* **What is expected**
Scan the records below for the word "this" and give only the number of lines that hold it.

* **Supplied material**
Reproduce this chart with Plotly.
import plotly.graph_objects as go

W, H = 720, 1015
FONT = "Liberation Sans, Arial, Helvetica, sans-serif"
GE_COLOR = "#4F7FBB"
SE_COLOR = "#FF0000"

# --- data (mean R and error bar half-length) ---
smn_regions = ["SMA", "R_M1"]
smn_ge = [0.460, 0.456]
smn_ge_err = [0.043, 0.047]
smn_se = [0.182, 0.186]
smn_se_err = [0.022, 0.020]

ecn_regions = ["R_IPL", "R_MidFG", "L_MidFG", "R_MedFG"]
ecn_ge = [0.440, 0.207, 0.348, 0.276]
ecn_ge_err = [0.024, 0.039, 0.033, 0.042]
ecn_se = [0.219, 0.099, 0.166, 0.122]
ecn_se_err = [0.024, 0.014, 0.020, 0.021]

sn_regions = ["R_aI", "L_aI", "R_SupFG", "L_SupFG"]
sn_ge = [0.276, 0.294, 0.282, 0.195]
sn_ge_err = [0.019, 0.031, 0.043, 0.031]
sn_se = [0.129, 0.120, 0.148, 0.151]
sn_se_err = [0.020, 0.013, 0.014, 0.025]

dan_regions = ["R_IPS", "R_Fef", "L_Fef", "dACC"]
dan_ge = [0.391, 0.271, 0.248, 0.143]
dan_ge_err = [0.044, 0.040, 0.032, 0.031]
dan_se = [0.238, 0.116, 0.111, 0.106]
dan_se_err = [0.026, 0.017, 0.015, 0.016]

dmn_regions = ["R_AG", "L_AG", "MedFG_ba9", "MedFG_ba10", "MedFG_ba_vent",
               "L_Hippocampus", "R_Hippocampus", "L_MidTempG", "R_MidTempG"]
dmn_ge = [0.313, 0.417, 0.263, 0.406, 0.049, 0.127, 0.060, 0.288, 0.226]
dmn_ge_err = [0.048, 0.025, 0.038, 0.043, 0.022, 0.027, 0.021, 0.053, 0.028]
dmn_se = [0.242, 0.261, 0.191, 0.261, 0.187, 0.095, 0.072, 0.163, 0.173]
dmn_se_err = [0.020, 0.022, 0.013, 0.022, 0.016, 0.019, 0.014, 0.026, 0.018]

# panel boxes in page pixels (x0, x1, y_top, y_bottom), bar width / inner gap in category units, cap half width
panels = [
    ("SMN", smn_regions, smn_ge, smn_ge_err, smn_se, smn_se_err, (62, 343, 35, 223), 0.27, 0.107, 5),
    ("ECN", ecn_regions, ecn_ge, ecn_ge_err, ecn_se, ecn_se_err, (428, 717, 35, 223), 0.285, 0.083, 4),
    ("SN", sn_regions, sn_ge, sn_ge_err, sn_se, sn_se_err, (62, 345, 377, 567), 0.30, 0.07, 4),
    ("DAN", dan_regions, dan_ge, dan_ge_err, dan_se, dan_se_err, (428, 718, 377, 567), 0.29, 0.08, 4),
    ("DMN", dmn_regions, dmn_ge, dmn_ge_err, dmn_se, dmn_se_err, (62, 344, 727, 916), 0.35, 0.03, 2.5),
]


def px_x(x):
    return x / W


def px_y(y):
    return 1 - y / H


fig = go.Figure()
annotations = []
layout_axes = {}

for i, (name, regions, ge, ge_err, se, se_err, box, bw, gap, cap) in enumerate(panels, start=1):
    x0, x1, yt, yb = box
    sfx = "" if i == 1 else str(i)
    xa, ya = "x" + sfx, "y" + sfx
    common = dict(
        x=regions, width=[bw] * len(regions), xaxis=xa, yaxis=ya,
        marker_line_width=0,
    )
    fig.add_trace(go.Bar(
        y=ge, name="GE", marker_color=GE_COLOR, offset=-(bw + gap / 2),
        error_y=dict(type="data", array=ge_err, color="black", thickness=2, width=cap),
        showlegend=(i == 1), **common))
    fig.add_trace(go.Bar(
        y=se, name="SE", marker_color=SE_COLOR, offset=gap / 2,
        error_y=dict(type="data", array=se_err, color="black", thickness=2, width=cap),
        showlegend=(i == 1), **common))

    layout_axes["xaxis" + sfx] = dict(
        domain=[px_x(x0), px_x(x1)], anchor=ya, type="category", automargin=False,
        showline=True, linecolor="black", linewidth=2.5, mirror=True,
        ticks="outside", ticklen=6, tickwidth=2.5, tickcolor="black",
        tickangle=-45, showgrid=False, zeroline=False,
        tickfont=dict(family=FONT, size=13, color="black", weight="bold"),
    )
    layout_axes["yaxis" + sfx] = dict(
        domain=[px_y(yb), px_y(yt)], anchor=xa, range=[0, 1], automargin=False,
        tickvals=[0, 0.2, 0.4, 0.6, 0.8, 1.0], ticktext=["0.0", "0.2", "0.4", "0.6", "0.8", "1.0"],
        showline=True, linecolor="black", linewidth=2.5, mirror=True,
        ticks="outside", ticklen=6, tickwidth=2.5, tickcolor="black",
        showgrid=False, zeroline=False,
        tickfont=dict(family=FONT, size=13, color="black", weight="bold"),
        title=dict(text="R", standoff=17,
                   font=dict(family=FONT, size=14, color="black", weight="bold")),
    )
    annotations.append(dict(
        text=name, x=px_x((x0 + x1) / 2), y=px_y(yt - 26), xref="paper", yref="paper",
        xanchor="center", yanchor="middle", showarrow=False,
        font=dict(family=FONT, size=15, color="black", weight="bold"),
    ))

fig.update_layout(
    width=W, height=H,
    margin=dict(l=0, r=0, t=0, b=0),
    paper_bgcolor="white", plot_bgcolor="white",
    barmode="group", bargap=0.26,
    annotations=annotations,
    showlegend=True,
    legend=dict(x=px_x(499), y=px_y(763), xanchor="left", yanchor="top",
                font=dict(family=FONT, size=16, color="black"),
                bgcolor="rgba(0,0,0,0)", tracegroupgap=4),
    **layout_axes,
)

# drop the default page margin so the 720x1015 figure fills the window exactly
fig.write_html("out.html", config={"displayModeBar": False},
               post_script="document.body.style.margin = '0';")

---

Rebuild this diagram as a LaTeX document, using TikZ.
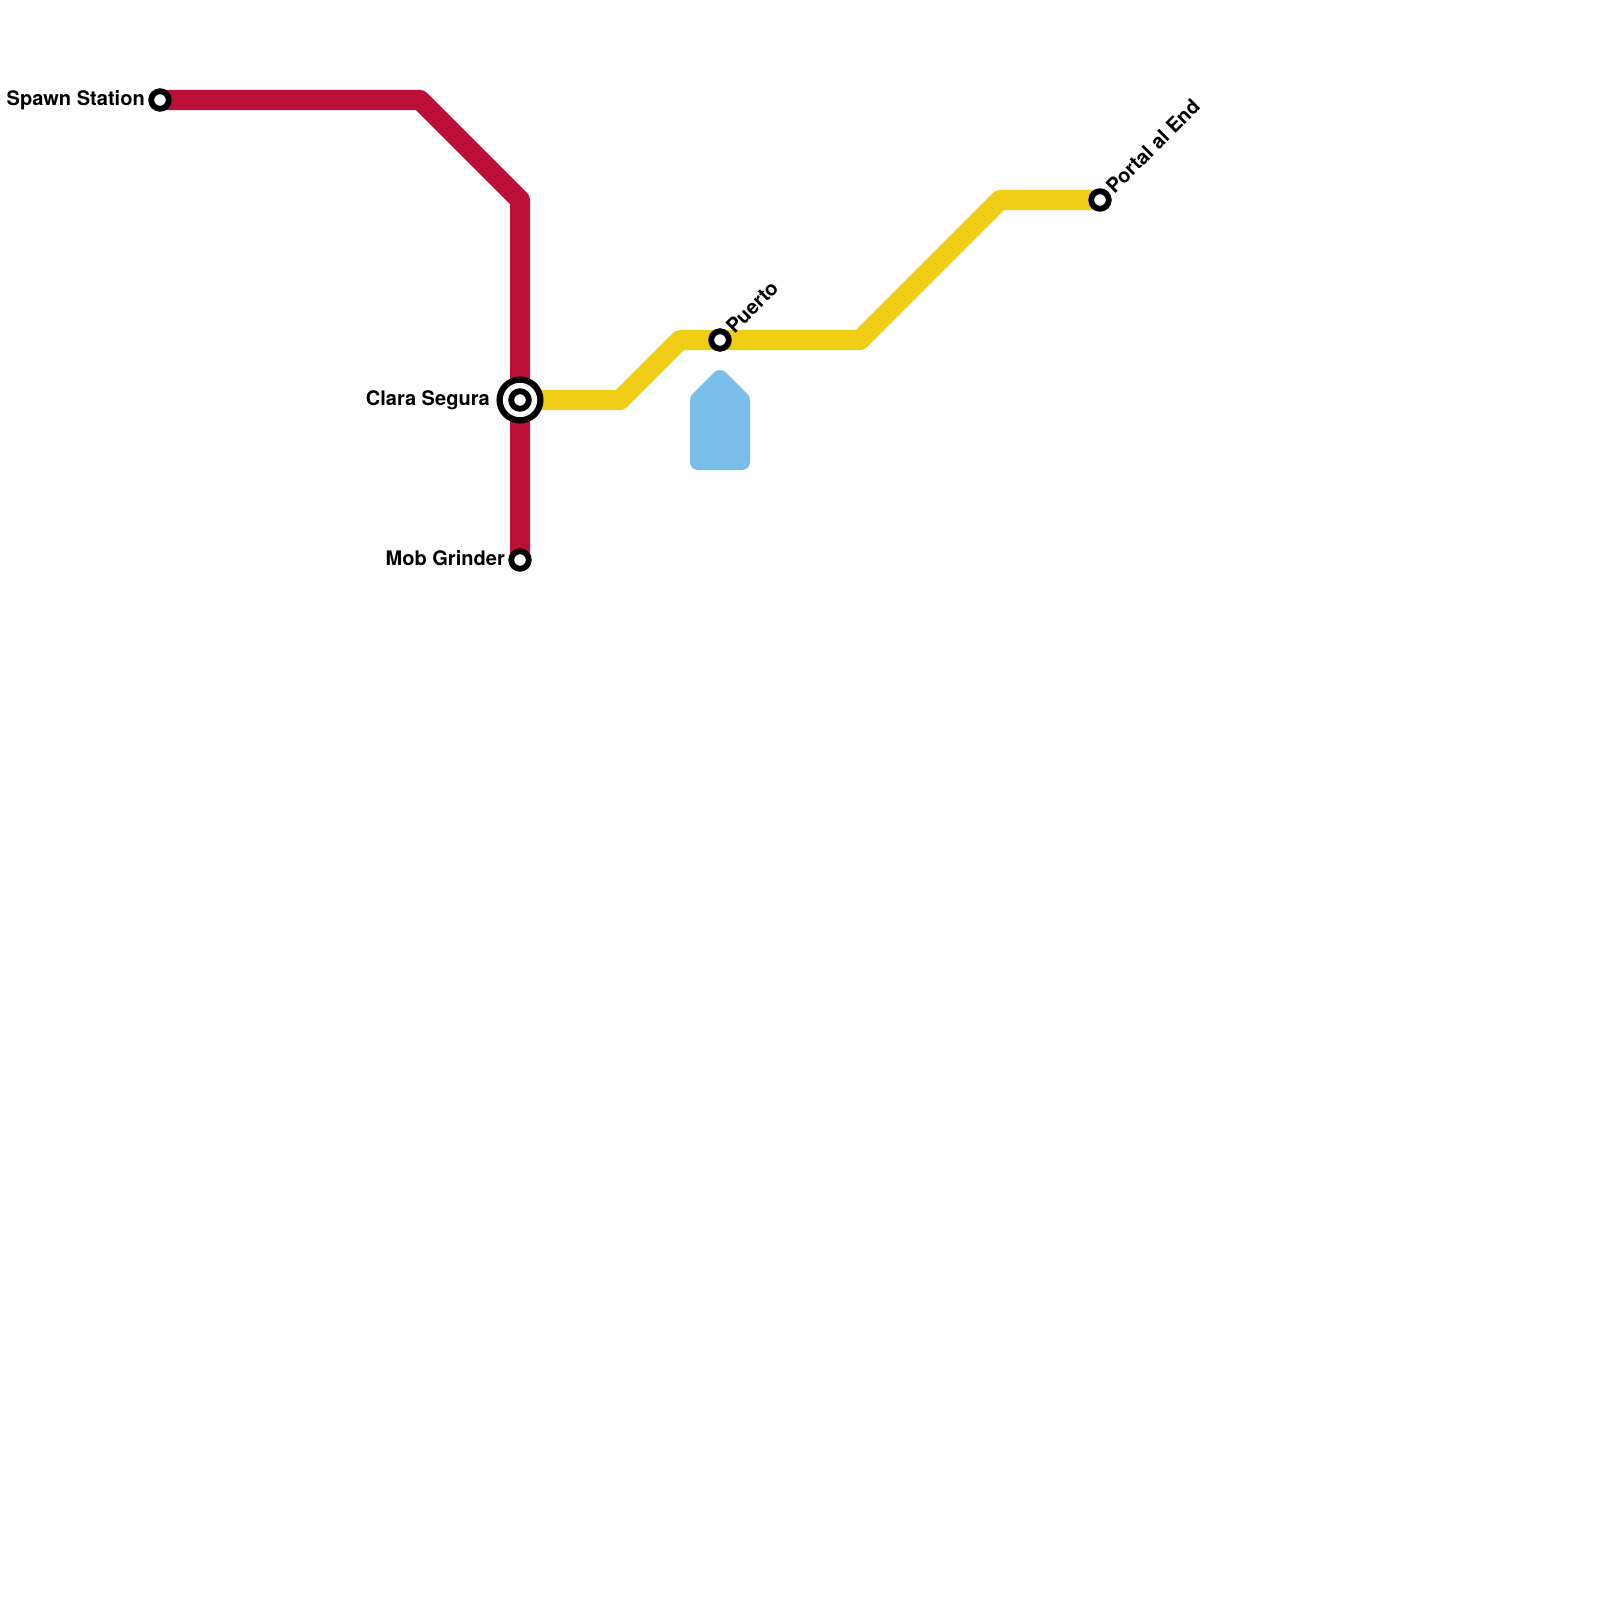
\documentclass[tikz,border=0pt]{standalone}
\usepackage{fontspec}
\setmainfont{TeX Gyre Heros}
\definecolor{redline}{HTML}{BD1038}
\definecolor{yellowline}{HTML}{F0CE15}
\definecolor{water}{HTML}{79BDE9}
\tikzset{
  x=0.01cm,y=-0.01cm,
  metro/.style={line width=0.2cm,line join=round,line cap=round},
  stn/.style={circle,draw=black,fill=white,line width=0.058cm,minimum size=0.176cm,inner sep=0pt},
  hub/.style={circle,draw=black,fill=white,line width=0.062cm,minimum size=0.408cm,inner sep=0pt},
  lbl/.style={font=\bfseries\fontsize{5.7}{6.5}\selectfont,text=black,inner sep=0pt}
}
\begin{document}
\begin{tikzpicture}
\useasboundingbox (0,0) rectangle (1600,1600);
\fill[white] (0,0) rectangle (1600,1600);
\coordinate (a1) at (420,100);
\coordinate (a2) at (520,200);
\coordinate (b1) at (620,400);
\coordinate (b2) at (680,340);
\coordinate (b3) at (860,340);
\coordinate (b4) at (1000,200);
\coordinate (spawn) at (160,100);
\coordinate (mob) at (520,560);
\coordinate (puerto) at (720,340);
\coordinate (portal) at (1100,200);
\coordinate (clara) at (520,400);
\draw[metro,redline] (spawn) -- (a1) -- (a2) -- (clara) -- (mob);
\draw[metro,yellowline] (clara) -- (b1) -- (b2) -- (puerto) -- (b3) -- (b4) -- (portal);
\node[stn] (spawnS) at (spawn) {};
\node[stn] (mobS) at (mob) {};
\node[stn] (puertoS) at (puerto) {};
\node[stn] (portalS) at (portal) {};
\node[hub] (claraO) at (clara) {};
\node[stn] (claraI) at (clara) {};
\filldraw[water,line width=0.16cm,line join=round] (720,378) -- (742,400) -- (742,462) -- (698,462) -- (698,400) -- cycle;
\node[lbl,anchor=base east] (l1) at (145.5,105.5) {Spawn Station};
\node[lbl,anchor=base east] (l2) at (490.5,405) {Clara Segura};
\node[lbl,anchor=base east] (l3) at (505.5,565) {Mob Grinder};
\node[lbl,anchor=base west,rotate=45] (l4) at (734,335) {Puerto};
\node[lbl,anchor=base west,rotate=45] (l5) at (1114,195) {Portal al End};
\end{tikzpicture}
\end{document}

* **Task response**
2